__WHAT IS ASKED__.
Extract, in full, the lines below, beginning at the first and ending with the line that contains "const seriesNames = ['Equator, +', 'Equator, x'];". Pictures do not belong in the copy.

##### INFORMATION PROVIDED #####

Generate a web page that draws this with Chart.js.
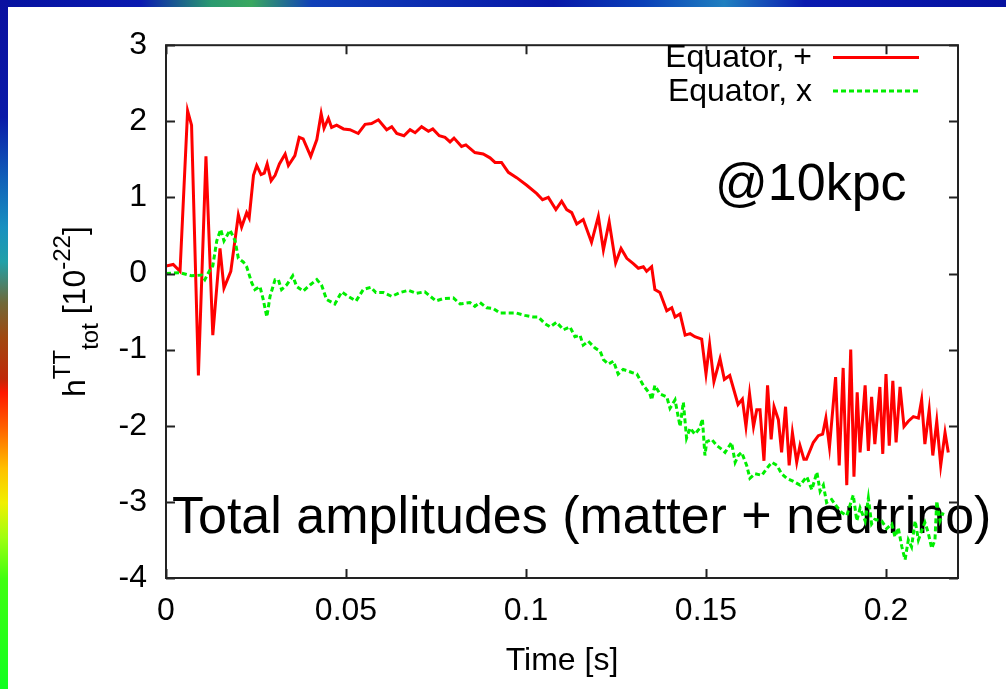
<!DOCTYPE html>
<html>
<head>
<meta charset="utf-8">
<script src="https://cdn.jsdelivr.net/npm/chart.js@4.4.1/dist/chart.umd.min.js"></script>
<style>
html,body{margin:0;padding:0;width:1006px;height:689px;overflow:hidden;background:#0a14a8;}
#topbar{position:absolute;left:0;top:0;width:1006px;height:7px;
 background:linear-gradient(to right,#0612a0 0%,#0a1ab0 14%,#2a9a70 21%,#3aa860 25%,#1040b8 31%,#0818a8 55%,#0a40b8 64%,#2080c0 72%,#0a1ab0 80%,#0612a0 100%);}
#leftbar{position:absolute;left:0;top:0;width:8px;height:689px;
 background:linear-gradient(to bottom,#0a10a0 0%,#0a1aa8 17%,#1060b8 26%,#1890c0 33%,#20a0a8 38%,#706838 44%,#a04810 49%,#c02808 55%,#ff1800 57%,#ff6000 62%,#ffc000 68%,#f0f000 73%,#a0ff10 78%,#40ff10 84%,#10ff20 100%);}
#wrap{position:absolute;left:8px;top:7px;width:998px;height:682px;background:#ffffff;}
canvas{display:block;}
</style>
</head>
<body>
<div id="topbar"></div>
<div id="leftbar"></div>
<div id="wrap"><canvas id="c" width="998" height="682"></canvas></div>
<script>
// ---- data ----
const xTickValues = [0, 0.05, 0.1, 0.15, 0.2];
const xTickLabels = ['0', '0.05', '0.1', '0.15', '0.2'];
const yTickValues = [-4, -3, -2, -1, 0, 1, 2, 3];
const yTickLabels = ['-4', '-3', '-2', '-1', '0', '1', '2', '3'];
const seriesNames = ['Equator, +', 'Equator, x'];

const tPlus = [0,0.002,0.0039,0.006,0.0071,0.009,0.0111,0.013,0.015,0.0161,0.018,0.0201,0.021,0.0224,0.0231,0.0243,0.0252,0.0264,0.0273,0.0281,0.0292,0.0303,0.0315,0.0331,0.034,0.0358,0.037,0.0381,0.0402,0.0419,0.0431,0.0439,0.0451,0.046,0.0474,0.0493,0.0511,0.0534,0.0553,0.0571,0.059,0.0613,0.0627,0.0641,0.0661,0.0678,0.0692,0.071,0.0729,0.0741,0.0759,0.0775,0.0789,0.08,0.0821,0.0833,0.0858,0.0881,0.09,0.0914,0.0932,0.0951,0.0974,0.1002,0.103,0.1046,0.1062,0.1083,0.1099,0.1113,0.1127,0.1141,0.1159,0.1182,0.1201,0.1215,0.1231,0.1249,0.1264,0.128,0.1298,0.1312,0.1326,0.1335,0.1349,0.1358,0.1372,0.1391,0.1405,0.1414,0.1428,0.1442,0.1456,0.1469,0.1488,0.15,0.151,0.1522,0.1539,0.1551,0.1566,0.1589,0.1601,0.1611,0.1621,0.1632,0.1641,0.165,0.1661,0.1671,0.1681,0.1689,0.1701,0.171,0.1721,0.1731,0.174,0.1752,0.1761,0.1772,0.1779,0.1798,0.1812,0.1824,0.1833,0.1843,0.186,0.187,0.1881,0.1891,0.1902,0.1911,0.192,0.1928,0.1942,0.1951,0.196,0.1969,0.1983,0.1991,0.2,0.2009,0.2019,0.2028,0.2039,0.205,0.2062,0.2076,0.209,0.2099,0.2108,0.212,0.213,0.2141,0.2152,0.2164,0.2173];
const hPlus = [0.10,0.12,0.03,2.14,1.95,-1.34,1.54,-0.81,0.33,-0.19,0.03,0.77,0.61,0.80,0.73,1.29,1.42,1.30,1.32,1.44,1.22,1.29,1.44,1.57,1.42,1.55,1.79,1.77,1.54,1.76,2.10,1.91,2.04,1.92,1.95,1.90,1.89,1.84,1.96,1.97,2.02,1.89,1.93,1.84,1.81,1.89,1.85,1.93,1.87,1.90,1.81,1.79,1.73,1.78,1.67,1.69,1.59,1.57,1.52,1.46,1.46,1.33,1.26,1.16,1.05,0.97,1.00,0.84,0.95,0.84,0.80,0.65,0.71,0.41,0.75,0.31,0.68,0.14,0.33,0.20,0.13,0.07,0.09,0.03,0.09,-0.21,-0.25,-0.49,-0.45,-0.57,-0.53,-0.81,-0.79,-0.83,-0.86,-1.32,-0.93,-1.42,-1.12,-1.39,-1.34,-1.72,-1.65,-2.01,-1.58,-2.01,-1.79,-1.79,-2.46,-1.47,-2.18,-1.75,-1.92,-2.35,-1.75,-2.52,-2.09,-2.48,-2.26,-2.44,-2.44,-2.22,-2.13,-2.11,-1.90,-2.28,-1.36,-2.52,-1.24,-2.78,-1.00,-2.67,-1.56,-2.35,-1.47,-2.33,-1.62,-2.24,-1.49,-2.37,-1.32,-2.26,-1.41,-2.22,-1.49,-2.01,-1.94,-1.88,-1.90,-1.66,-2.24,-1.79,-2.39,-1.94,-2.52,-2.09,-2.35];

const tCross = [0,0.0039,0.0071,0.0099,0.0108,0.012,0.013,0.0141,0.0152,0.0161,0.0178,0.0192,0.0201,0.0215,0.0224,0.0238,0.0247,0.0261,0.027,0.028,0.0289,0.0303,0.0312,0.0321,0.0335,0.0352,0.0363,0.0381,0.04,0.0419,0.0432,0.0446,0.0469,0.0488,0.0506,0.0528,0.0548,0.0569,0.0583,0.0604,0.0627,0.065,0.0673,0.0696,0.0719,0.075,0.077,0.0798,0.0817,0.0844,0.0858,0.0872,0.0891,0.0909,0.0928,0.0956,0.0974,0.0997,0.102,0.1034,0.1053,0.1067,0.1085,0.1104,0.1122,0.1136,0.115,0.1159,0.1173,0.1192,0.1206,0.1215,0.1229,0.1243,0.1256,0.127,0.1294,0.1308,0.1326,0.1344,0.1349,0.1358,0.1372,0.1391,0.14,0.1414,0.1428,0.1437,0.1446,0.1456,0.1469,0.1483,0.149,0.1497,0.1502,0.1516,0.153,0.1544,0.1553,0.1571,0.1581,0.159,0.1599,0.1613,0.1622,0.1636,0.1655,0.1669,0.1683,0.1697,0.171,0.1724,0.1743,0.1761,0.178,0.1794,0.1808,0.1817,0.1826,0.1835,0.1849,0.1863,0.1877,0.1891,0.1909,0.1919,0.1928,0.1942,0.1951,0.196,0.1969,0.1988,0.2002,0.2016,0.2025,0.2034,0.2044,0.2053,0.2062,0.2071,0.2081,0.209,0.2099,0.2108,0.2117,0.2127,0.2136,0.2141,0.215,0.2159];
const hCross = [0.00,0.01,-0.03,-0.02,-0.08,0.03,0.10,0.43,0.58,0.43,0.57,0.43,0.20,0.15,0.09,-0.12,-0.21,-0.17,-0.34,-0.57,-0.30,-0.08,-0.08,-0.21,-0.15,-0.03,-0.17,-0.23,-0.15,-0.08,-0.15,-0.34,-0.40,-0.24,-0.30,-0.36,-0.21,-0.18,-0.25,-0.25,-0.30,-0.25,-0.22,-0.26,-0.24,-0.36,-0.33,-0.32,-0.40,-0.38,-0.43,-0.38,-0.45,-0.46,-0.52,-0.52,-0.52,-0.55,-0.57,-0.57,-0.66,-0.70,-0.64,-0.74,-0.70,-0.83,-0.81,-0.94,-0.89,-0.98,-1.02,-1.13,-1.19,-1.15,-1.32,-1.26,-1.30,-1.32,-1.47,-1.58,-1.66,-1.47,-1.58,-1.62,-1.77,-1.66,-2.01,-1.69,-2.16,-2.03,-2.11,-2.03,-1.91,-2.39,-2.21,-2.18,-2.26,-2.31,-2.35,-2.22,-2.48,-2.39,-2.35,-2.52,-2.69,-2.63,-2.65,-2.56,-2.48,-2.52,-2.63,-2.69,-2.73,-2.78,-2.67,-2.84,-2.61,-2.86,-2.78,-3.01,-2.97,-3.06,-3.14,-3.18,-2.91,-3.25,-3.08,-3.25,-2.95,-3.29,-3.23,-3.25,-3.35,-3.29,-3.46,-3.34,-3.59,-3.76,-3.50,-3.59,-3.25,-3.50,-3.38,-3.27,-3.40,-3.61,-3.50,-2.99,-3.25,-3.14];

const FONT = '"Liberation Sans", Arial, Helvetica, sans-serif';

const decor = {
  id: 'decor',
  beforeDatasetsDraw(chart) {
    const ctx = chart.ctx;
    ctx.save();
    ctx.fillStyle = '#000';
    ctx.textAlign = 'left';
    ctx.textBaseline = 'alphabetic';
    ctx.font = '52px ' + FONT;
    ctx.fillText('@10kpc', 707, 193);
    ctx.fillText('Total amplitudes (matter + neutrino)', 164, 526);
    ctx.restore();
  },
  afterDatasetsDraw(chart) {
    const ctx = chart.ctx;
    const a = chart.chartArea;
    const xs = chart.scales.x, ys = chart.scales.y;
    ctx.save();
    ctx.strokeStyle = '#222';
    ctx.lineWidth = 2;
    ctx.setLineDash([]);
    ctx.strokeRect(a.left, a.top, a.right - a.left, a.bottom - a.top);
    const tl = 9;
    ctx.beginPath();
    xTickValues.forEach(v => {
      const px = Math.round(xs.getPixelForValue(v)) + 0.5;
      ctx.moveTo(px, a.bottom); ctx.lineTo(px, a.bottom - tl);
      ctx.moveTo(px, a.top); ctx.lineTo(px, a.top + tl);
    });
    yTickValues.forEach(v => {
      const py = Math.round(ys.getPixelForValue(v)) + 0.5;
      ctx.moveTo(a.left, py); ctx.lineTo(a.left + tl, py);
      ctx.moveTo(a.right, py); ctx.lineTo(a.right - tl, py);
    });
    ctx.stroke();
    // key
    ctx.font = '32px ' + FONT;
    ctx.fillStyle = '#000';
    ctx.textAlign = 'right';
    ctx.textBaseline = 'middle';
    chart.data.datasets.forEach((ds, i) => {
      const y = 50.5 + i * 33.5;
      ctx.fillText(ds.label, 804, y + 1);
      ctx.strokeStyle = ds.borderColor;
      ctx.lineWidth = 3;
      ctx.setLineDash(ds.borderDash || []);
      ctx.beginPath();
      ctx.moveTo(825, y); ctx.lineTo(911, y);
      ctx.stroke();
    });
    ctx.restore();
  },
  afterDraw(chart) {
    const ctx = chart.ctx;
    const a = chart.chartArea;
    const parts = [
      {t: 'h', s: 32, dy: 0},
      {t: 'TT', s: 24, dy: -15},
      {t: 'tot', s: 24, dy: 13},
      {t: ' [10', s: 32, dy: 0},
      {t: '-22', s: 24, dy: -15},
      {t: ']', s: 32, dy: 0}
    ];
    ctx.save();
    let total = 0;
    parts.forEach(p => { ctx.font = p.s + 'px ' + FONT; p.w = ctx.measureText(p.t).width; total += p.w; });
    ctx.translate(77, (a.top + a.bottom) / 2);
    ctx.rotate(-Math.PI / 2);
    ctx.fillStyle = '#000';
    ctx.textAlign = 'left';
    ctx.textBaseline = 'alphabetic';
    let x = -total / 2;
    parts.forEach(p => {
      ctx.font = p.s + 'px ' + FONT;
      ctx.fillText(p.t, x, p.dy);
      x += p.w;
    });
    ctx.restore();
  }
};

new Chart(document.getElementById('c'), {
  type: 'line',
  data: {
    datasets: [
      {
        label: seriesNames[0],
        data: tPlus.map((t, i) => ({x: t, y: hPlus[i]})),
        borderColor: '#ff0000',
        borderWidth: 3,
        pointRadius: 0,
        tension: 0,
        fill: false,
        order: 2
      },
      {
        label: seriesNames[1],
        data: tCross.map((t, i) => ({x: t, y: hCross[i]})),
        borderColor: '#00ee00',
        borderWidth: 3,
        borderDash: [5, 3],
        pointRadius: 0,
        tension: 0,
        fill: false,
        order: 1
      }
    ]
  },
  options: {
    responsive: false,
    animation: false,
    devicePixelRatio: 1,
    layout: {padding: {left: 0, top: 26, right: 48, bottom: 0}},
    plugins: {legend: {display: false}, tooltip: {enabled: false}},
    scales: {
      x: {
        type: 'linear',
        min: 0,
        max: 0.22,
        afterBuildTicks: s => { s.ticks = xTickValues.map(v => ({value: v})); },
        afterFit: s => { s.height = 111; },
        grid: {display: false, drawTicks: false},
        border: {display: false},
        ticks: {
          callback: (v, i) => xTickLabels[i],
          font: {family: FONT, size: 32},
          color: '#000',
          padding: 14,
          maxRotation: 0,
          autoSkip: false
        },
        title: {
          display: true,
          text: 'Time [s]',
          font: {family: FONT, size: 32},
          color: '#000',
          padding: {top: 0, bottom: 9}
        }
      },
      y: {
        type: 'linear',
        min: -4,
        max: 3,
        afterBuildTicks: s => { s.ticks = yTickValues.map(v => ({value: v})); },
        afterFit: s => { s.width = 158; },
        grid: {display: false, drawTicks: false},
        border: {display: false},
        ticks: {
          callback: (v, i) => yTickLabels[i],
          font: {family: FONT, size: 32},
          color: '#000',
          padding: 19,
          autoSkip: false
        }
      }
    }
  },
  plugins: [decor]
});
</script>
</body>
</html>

#####

__FINAL RESULT__.
Generate a web page that draws this with Chart.js.
<!DOCTYPE html>
<html>
<head>
<meta charset="utf-8">
<script src="https://cdn.jsdelivr.net/npm/chart.js@4.4.1/dist/chart.umd.min.js"></script>
<style>
html,body{margin:0;padding:0;width:1006px;height:689px;overflow:hidden;background:#0a14a8;}
#topbar{position:absolute;left:0;top:0;width:1006px;height:7px;
 background:linear-gradient(to right,#0612a0 0%,#0a1ab0 14%,#2a9a70 21%,#3aa860 25%,#1040b8 31%,#0818a8 55%,#0a40b8 64%,#2080c0 72%,#0a1ab0 80%,#0612a0 100%);}
#leftbar{position:absolute;left:0;top:0;width:8px;height:689px;
 background:linear-gradient(to bottom,#0a10a0 0%,#0a1aa8 17%,#1060b8 26%,#1890c0 33%,#20a0a8 38%,#706838 44%,#a04810 49%,#c02808 55%,#ff1800 57%,#ff6000 62%,#ffc000 68%,#f0f000 73%,#a0ff10 78%,#40ff10 84%,#10ff20 100%);}
#wrap{position:absolute;left:8px;top:7px;width:998px;height:682px;background:#ffffff;}
canvas{display:block;}
</style>
</head>
<body>
<div id="topbar"></div>
<div id="leftbar"></div>
<div id="wrap"><canvas id="c" width="998" height="682"></canvas></div>
<script>
// ---- data ----
const xTickValues = [0, 0.05, 0.1, 0.15, 0.2];
const xTickLabels = ['0', '0.05', '0.1', '0.15', '0.2'];
const yTickValues = [-4, -3, -2, -1, 0, 1, 2, 3];
const yTickLabels = ['-4', '-3', '-2', '-1', '0', '1', '2', '3'];
const seriesNames = ['Equator, +', 'Equator, x'];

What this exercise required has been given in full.